If you think about it, baseball and school share the same interplay of individual and team achievement. Students all play field positions and take their ups at the plate — working on multiple skills that will contribute to solo stats and, maybe, induction into the School Hall of Fame at some point in their careers. But they are also contributing to the achievement of the team. Sure, we all want to break various solo season records. But more than anything, we want to win the pennant race. The thing about school is, we are each playing in a different, exclusive race — a league of our own. We each must play our own game; our own position. We use our stats to determine how it’s going, relative to our own past performance, and to set goals for the next game.
To do so we need coaches, managers, umpires, even a commissioner! These wise and experienced people work on the fundamental skills and conditioning during practice, strategize about pitching rotation and batting order, and manage our responses during each “game.” But it’s up to each one of us as students to adapt to the shifting standards and conditions in any given game. We choose our positions and practice in a way that supports our aspiration. This builds our resiliency as individual, and team, players.

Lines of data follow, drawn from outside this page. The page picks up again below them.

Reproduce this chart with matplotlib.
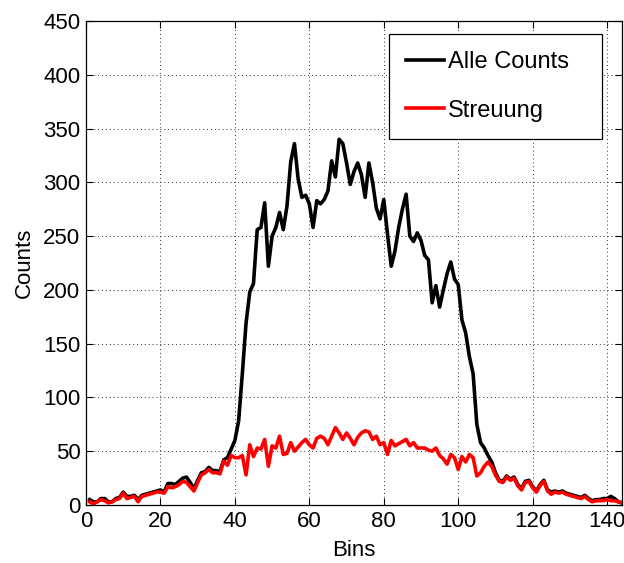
import numpy as np
import matplotlib
matplotlib.use("Agg")
import matplotlib.pyplot as plt

plt.rcParams['font.family'] = ['Liberation Sans', 'DejaVu Sans']

bins = np.arange(1, 145)

# total counts per bin
alle_counts = [
    5, 3, 3, 6, 6, 3, 3, 6, 7, 12,
    8, 8, 9, 5, 9, 10, 11, 12, 13, 14,
    12, 20, 20, 19, 22, 25, 26, 21, 15, 23,
    30, 31, 35, 32, 32, 31, 42, 44, 52, 60,
    78, 122, 169, 198, 206, 256, 258, 281, 222, 250,
    258, 272, 256, 278, 319, 336, 303, 286, 288, 280,
    258, 283, 280, 284, 292, 320, 305, 340, 336, 318,
    298, 310, 318, 307, 286, 318, 300, 276, 266, 284,
    252, 222, 236, 258, 275, 289, 250, 245, 253, 246,
    232, 228, 188, 204, 184, 200, 215, 226, 210, 205,
    172, 160, 138, 122, 75, 58, 53, 46, 40, 30,
    23, 22, 27, 24, 26, 19, 15, 22, 23, 17,
    13, 19, 23, 14, 12, 13, 12, 13, 11, 10,
    9, 8, 7, 9, 6, 4, 5, 5, 6, 6,
    8, 6, 3, 2,
]

# scattered counts per bin
streuung = [
    3, 1, 3, 5, 4, 2, 3, 5, 6, 11,
    6, 7, 8, 3, 8, 9, 10, 11, 12, 12,
    11, 17, 16, 17, 19, 22, 21, 17, 13, 21,
    28, 30, 33, 30, 30, 29, 41, 37, 46, 44,
    44, 46, 28, 56, 45, 53, 52, 61, 36, 55,
    53, 64, 47, 48, 58, 50, 54, 58, 61, 56,
    53, 62, 64, 62, 56, 64, 72, 67, 61, 67,
    62, 56, 63, 67, 69, 68, 61, 64, 56, 58,
    47, 60, 55, 57, 59, 61, 55, 58, 53, 53,
    53, 51, 50, 53, 46, 43, 38, 47, 44, 33,
    45, 40, 47, 44, 27, 30, 36, 40, 36, 28,
    22, 21, 26, 23, 25, 18, 14, 21, 22, 16,
    12, 18, 22, 13, 10, 12, 11, 12, 10, 9,
    8, 7, 6, 8, 5, 3, 4, 4, 4, 5,
    4, 4, 3, 2,
]

fig = plt.figure(figsize=(6.24, 5.63), dpi=100)
ax = fig.add_axes([0.1378, 0.103, 0.8590, 0.8597])

ax.plot(bins, alle_counts, color='black', lw=2.6, label='Alle Counts')
ax.plot(bins, streuung, color='red', lw=2.6, label='Streuung')

ax.set_xlim(0, 144)
ax.set_ylim(0, 450)
ax.set_xticks(np.arange(0, 141, 20))
ax.set_yticks(np.arange(0, 451, 50))
ax.tick_params(direction='in', length=5, width=0.8, top=True, right=True,
               labelsize=16, pad=4)
ax.grid(True, linestyle=(0, (1, 3)), color='black', linewidth=0.7, alpha=0.8)
for s in ax.spines.values():
    s.set_linewidth(0.9)
    s.set_color('black')

ax.set_xlabel('Bins', fontsize=16, labelpad=6)
ax.set_ylabel('Counts', fontsize=16, labelpad=6)

# legend box stretched over a fixed region in the upper right
leg = ax.legend(loc='upper left', bbox_to_anchor=(0.565, 0.762, 0.398, 0.211),
                mode='expand', fontsize=17,
                fancybox=False, framealpha=1, edgecolor='black',
                handlelength=1.6, handletextpad=0.2, labelspacing=1.12,
                borderpad=0.72, borderaxespad=0)
leg.get_frame().set_linewidth(0.9)

fig.savefig('out.png', dpi=100)
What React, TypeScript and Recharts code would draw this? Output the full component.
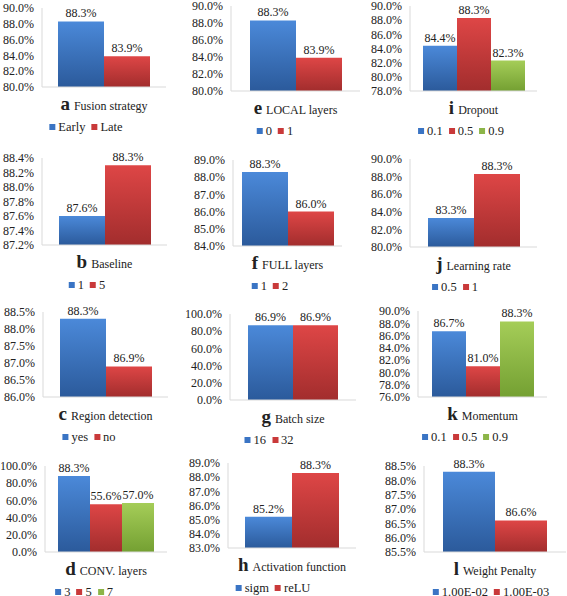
import React from 'react';
import { BarChart, Bar, XAxis, YAxis, LabelList } from 'recharts';

const letters = ['a', 'b', 'c', 'd', 'e', 'f', 'g', 'h', 'i', 'j', 'k', 'l'];
const titles = [
  'Fusion strategy', 'Baseline', 'Region detection', 'CONV. layers',
  'LOCAL layers', 'FULL layers', 'Batch size', 'Activation function',
  'Dropout', 'Learning rate', 'Momentum', 'Weight Penalty',
];
const seriesNames = [
  ['Early', 'Late'], ['1', '5'], ['yes', 'no'], ['3', '5', '7'],
  ['0', '1'], ['1', '2'], ['16', '32'], ['sigm', 'reLU'],
  ['0.1', '0.5', '0.9'], ['0.5', '1'], ['0.1', '0.5', '0.9'], ['1.00E-02', '1.00E-03'],
];
const seriesValues = [
  [88.3, 83.9], [87.6, 88.3], [88.3, 86.9], [88.3, 55.6, 57.0],
  [88.3, 83.9], [88.3, 86.0], [86.9, 86.9], [85.2, 88.3],
  [84.4, 88.3, 82.3], [83.3, 88.3], [86.7, 81.0, 88.3], [88.3, 86.6],
];
const yTicks = [
  [80, 82, 84, 86, 88, 90],
  [87.2, 87.4, 87.6, 87.8, 88.0, 88.2, 88.4],
  [86.0, 86.5, 87.0, 87.5, 88.0, 88.5],
  [0, 20, 40, 60, 80, 100],
  [80, 82, 84, 86, 88, 90],
  [84, 85, 86, 87, 88, 89],
  [0, 20, 40, 60, 80, 100],
  [83, 84, 85, 86, 87, 88, 89],
  [78, 80, 82, 84, 86, 88, 90],
  [80, 82, 84, 86, 88, 90],
  [76, 78, 80, 82, 84, 86, 88, 90],
  [85.5, 86.0, 86.5, 87.0, 87.5, 88.0, 88.5],
];

// layout (pixel geometry of each panel)
const layout = [
  { axisX: 42, right: 166, top: 8, bottom: 87, bar: 46, legendCx: 86 },
  { axisX: 42, right: 167, top: 158, bottom: 245, bar: 46, legendCx: 87 },
  { axisX: 43, right: 168, top: 312, bottom: 397, bar: 46, legendCx: 89 },
  { axisX: 45, right: 167, top: 466, bottom: 552, bar: 32, legendCx: 84 },
  { axisX: 231, right: 360, top: 6, bottom: 91, bar: 46, legendCx: 275 },
  { axisX: 233, right: 342, top: 160, bottom: 246, bar: 46, legendCx: 270 },
  { axisX: 230, right: 356, top: 314, bottom: 400, bar: 45, legendCx: 269 },
  { axisX: 228, right: 356, top: 463, bottom: 548, bar: 47, legendCx: 273 },
  { axisX: 410, right: 537, top: 6, bottom: 91, bar: 34, legendCx: 461 },
  { axisX: 410, right: 537, top: 159, bottom: 247, bar: 46, legendCx: 455 },
  { axisX: 418, right: 547, top: 311, bottom: 397, bar: 34, legendCx: 465 },
  { axisX: 424, right: 566, top: 466, bottom: 552, bar: 52, legendCx: 491 },
];

const FONT = '"Liberation Serif", serif';
const TEXT = '#222';
const AXIS = '#d9d9d9';
const gradStops = [
  ['#4b89d9', '#2b5a9b'],
  ['#de4646', '#a22d2d'],
  ['#a5cd58', '#74a032'],
];
const flatColors = ['#3a74c4', '#c9393a', '#8cb548'];

const YW = 44;
const TOPPAD = 16;
const XH = 10;

function Panel({ idx }: { idx: number }) {
  const L = layout[idx];
  const names = seriesNames[idx];
  const vals = seriesValues[idx];
  const ticks = yTicks[idx];
  const row: Record<string, any> = { name: '' };
  names.forEach((_, i) => { row['s' + i] = vals[i]; });
  const data = [row];
  const left = L.axisX - YW;
  const width = L.right - left;
  const plotH = L.bottom - L.top;
  const height = TOPPAD + plotH + XH;
  const gid = (i: number) => `g${idx}_${i}`;
  return (
    <div style={{ position: 'absolute', left, top: L.top - TOPPAD, width, height, fontFamily: FONT }}>
      <BarChart
        width={width}
        height={height}
        data={data}
        margin={{ top: TOPPAD, right: 0, bottom: 0, left: 0 }}
        barGap={0}
      >
        <defs>
          {names.map((_, i) => (
            <linearGradient key={i} id={gid(i)} x1="0" y1="0" x2="0" y2="1">
              <stop offset="0%" stopColor={gradStops[i][0]} />
              <stop offset="100%" stopColor={gradStops[i][1]} />
            </linearGradient>
          ))}
        </defs>
        <XAxis dataKey="name" tick={false} tickLine={false} axisLine={{ stroke: AXIS }} height={XH} />
        <YAxis
          type="number"
          width={YW}
          domain={[ticks[0], ticks[ticks.length - 1]]}
          ticks={ticks}
          interval={0}
          allowDataOverflow
          tickLine={false}
          axisLine={{ stroke: AXIS }}
          tickFormatter={(v: number) => v.toFixed(1) + '%'}
          tick={{ fontSize: 12, fill: TEXT, fontFamily: 'Liberation Serif' }}
        />
        {names.map((n, i) => (
          <Bar key={n + i} dataKey={'s' + i} name={n} fill={`url(#${gid(i)})`} barSize={L.bar} isAnimationActive={false}>
            <LabelList
              dataKey={'s' + i}
              position="top"
              offset={4}
              formatter={(v: any) => Number(v).toFixed(1) + '%'}
              fontSize={12}
              fontFamily="Liberation Serif"
              fill={TEXT}
            />
          </Bar>
        ))}
      </BarChart>
    </div>
  );
}

function Title({ idx }: { idx: number }) {
  const L = layout[idx];
  const cx = (L.axisX + L.right) / 2;
  return (
    <div
      style={{
        position: 'absolute',
        left: cx,
        top: L.bottom + 18,
        transform: 'translate(-50%, -50%)',
        whiteSpace: 'nowrap',
        fontFamily: FONT,
        color: TEXT,
        lineHeight: '20px',
      }}
    >
      <span style={{ fontWeight: 'bold', fontSize: 19 }}>{letters[idx]}</span>
      <span style={{ fontSize: 12, marginLeft: 4 }}>{titles[idx]}</span>
    </div>
  );
}

function LegendBox({ idx }: { idx: number }) {
  const L = layout[idx];
  const names = seriesNames[idx];
  return (
    <div
      style={{
        position: 'absolute',
        left: L.legendCx,
        top: L.bottom + 39.5,
        transform: 'translate(-50%, -50%)',
        whiteSpace: 'nowrap',
        fontFamily: FONT,
        color: TEXT,
        fontSize: 12.5,
        lineHeight: '12px',
        display: 'flex',
        alignItems: 'center',
      }}
    >
      {names.map((n, i) => (
        <span key={i} style={{ display: 'inline-flex', alignItems: 'center', marginLeft: i === 0 ? 0 : 6 }}>
          <span style={{ display: 'inline-block', width: 6, height: 6, background: flatColors[i], marginRight: 3 }} />
          <span>{n}</span>
        </span>
      ))}
    </div>
  );
}

export default function App() {
  return (
    <div style={{ position: 'absolute', left: 0, top: 0, width: 567, height: 596, background: '#fff', overflow: 'hidden', fontFamily: FONT }}>
      {letters.map((_, i) => (
        <React.Fragment key={i}>
          <Panel idx={i} />
          <Title idx={i} />
          <LegendBox idx={i} />
        </React.Fragment>
      ))}
    </div>
  );
}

The sports writers manage the lore of the season; the statisticians collect the data; the fans show up to root, root, root for the home team. When the progress and scouting reports come out at the all-star break or end of the season, we learn something about how well we’ve pitched in clutch situations, or how consistent we bat against left-handed or knuckleball pitchers. We collect formative evidence of our abilities that we can use from game to game in honing our performance. But our final grade, our summative performance, the one our fans cherish and which is the true measure of our school-of-baseball abilities, may be that walk-off homer…or, alas, the rare Bill Buckner moment. (Yup, I’m a Red Sox fan.)
Thankfully, school, like baseball, glides along as much on lore as cold, hard statistics. That’s where the heart is. “It ain’t over ’til it’s over,” as Yogi Bera would say … or “Say it ain’t so, Joe.” And no matter how dismal a season or term may feel, there’s always next year. The fans (parents) are loyal. The umps and coaches (teachers) are fair and knowledgeable. The owners (school board, directors) are supportive and the home field advantage significant to even the smallest of clubs’ prospects.
The key in both games in this analogy is that successful players learn about themselves from their statistics, and contribute to their team with their performance. Little by little, we learn what kind of player we are. We choose a position and work hard at the specialized skills it takes to excel. Every student and player needs to keep their eye on the ball of self-efficacy — not trying to be a better pitcher than this year’s Cy Young winner, necessarily, but being the best pitcher, catcher, or switch hitter they can be. We are trying to find our own position. Some lucky players will go on to careers as managers and coaches.
The league hasn’t established a policy on a few things, like free agency and the designated hitter. We certainly don’t allow spitting or corked bats. Grease balls are obviously forbidden. Steroids? Forget about it! Perhaps the day will come when school progress reports do read like baseball trading cards! I certainly made a lot of progress from my rookie year to my last season with the Cubs. Baseball players might benefit from a page borrowed from our playbook: a section on their cards recording their progress in citizenship. In the meanwhile, we can use the metaphor to imagine the possibilities and translate the jargon.
Now if only there were a neat analogy between school and baseball salaries…. The owners could save a lot of money, or teachers could make some major league bank.
Todd R. Nelson is Head of School at The School in Rose Valley, Penn.